George Santayana's quip about remembering the past is just that, a quip, it sounds sensible to the average mind but has no empirical basis. I might suggest that those who stay fixated on the past may be apt to miss much of today, or as someone said, "if you keep one foot in the past, and the other in the future, you are peeing on today" :-)

David Ocker said...

Peter, you're absolutely right. Points taken. Thank you.

I think what I was trying to say was that reading about the Nazis convinced me that the level of evil was so far beyond what I expected (not knowing anything about history beyond what's in our media) that we should avoid easy comparisons with them.

On the other hand, the US has far from clean hands in many ways and we have done our own evil things, I'm suggesting, with the same rationale as the Nazis: we BELIEVE we're in the right. Intense faith is a dangerous thing.

I don't think we're as evil as the Nazis now, and if we ever become so, watch out because no amount of knowing history will prepare the world for what we might do.

When I was young the country swung in a direction I approved of. Now, watching US swing the other way, I realize I might not get to see a return to the more liberal condition.

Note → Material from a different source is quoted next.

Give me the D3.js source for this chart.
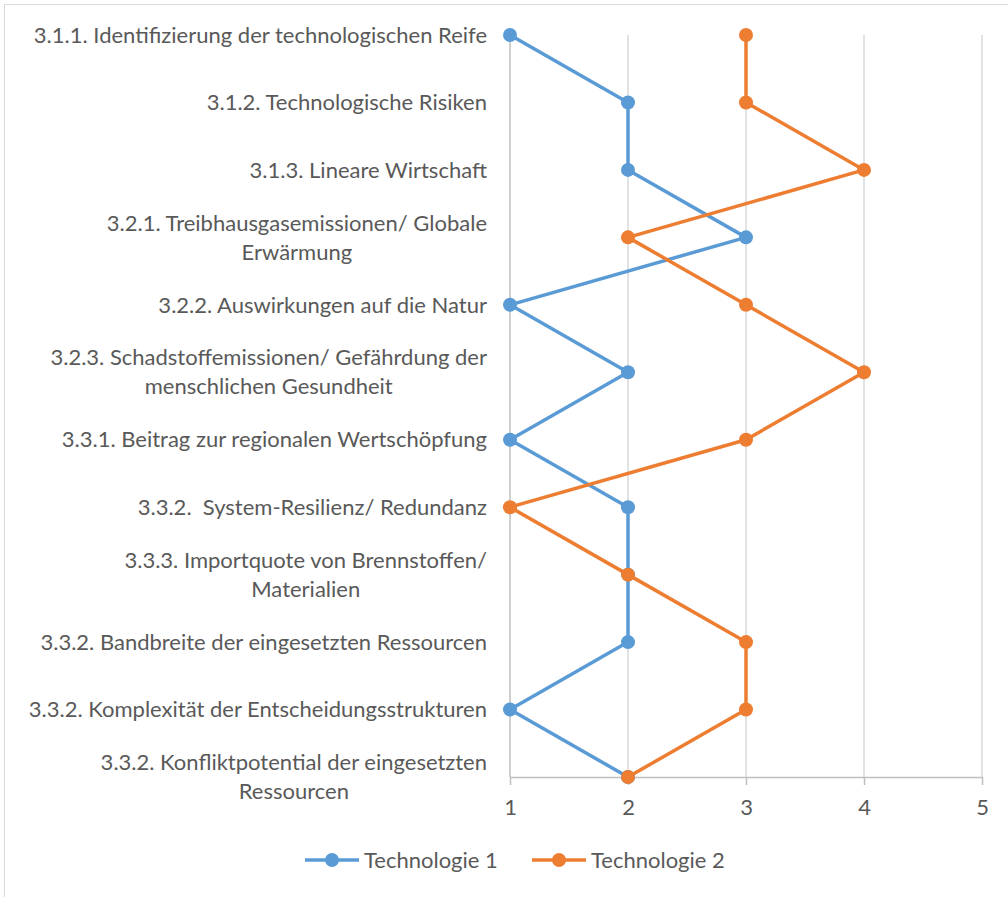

So, as part of my own irrational faith, I've got to trust that our democracy will eventually balance the current swing. If I didn't have that faith I'd have to wonder why I don't just leave the US. After reading Evans I better understand why a lot of Germans didn't leave. And I respect those who left on their own even more.

P.S. I just found this quote here:

In early 1945, German Propaganda Minister Josef Goebbels declared ominously and somewhat cryptically "God has given up the defense of the people; Satan has taken command." That sounds far too familiar.